What you have to do: No pictures go into the copy. Write out exactly the lines below from the one containing "Output the Python" through the one containing "from datetime import date, timedelta".

Dataset entries:
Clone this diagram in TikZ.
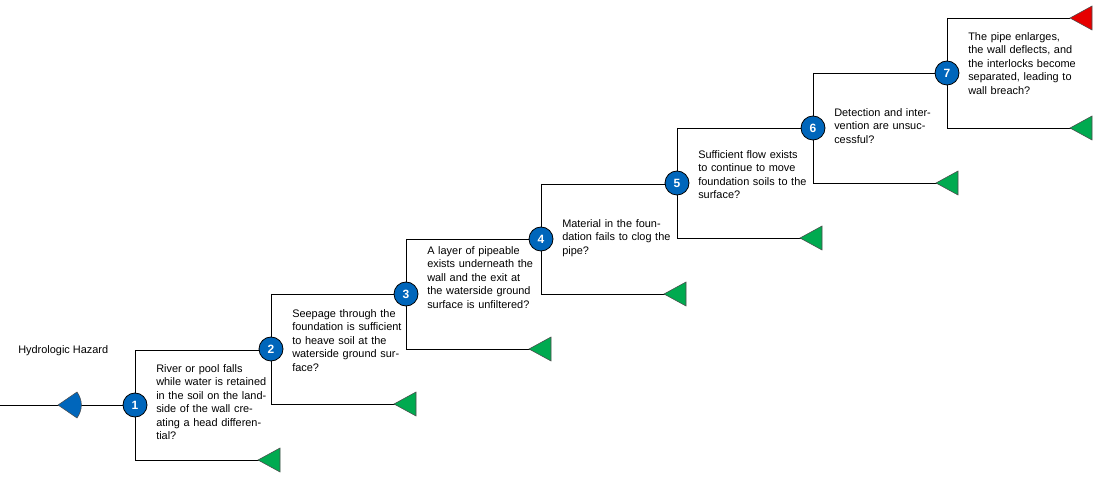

--

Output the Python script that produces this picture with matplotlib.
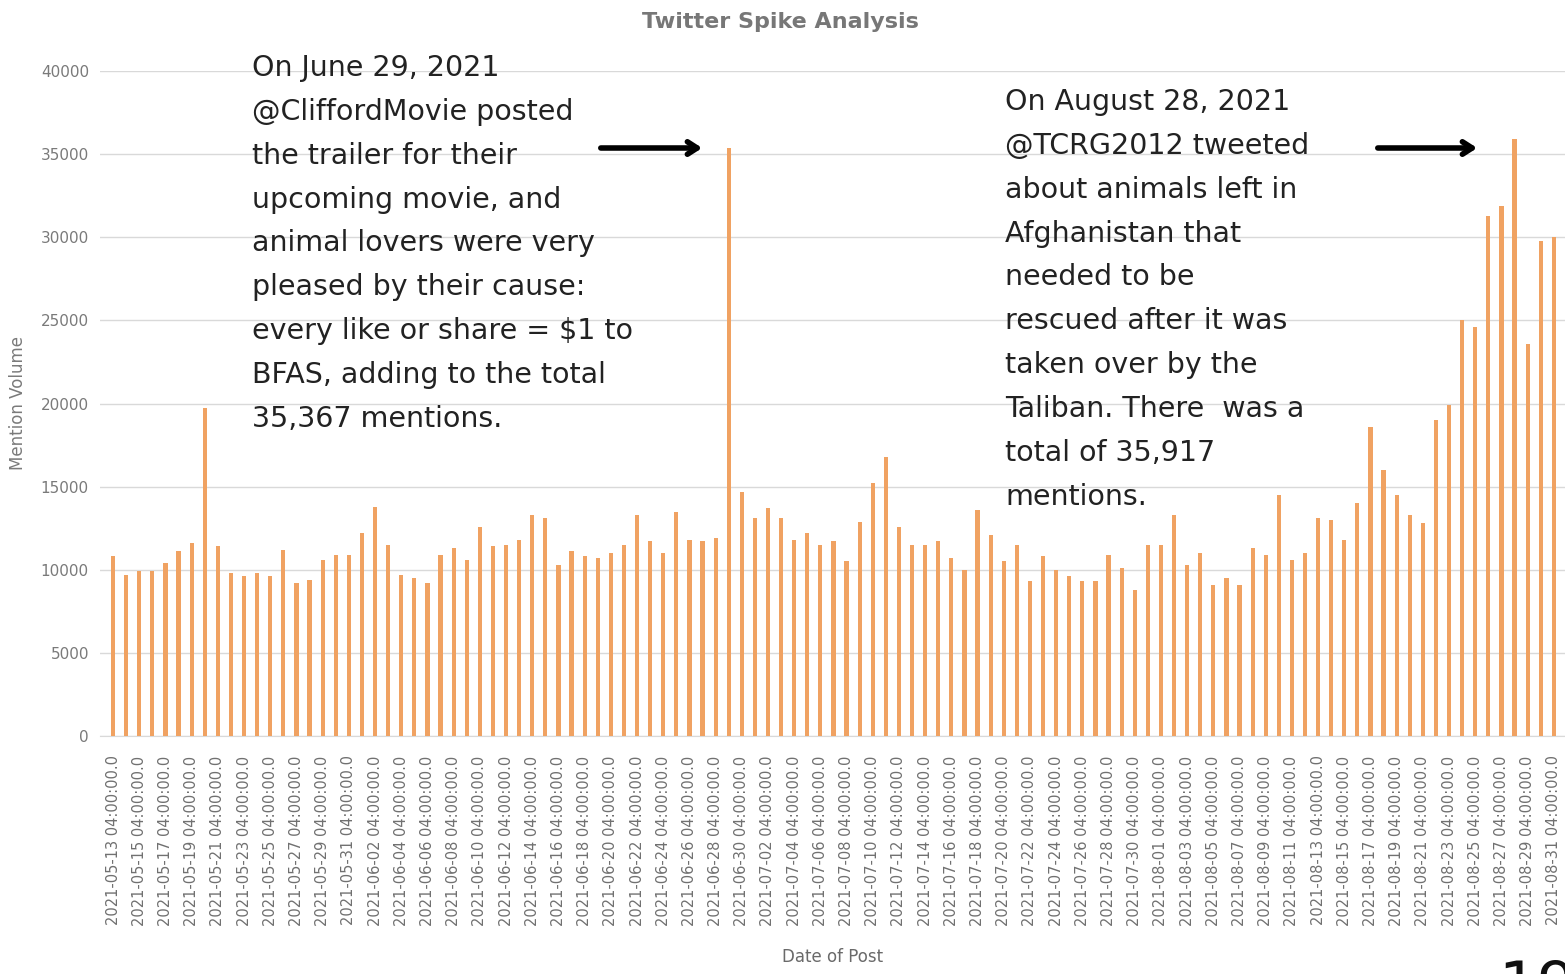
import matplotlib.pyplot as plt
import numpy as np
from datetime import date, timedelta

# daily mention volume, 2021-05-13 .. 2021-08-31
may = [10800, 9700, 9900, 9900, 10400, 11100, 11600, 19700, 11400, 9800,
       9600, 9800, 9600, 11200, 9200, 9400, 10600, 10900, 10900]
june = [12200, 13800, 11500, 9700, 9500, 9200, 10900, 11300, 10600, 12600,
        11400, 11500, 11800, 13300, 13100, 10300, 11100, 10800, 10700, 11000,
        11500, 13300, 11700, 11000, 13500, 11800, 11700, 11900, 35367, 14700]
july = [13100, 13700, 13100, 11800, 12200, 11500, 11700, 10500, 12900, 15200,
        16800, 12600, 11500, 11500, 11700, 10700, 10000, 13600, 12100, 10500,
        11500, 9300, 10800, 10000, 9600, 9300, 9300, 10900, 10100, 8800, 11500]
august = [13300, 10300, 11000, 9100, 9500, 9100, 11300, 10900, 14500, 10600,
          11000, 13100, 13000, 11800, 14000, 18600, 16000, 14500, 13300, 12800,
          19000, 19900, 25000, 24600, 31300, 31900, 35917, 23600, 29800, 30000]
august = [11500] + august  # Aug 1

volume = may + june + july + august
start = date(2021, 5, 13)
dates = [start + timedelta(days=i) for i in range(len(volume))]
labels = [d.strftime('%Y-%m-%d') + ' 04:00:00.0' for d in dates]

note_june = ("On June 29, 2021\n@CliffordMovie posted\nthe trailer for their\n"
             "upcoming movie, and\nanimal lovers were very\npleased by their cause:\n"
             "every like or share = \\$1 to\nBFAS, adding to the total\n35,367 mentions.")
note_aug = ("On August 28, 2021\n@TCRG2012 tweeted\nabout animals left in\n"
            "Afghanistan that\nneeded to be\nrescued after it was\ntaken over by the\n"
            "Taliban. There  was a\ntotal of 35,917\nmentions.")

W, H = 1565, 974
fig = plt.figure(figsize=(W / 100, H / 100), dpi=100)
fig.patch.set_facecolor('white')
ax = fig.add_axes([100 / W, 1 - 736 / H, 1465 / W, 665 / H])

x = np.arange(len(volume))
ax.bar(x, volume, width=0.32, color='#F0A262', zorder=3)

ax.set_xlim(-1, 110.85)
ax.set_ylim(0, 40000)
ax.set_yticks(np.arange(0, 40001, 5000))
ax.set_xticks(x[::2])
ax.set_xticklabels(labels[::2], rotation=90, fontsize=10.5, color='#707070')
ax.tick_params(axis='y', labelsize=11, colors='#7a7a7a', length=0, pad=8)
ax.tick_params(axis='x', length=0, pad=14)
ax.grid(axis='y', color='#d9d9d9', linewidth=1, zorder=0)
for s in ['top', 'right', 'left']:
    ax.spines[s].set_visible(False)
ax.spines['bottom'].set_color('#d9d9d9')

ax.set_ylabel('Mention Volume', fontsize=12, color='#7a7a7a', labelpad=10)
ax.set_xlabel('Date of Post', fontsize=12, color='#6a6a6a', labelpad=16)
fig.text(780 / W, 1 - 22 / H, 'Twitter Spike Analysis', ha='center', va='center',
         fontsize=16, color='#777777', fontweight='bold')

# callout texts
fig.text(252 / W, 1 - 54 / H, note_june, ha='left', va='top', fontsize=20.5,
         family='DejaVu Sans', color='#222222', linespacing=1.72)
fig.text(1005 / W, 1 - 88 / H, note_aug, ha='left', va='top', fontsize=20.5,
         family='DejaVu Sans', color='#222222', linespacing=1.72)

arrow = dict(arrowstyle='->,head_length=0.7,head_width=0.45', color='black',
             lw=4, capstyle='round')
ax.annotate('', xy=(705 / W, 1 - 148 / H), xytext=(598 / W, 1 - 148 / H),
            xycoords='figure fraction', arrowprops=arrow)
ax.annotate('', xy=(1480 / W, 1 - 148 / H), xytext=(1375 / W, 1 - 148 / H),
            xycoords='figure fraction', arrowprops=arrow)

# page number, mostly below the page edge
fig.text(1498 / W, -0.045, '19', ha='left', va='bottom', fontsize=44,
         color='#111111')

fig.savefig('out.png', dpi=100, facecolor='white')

Completed task:
Output the Python script that produces this picture with matplotlib.
import matplotlib.pyplot as plt
import numpy as np
from datetime import date, timedelta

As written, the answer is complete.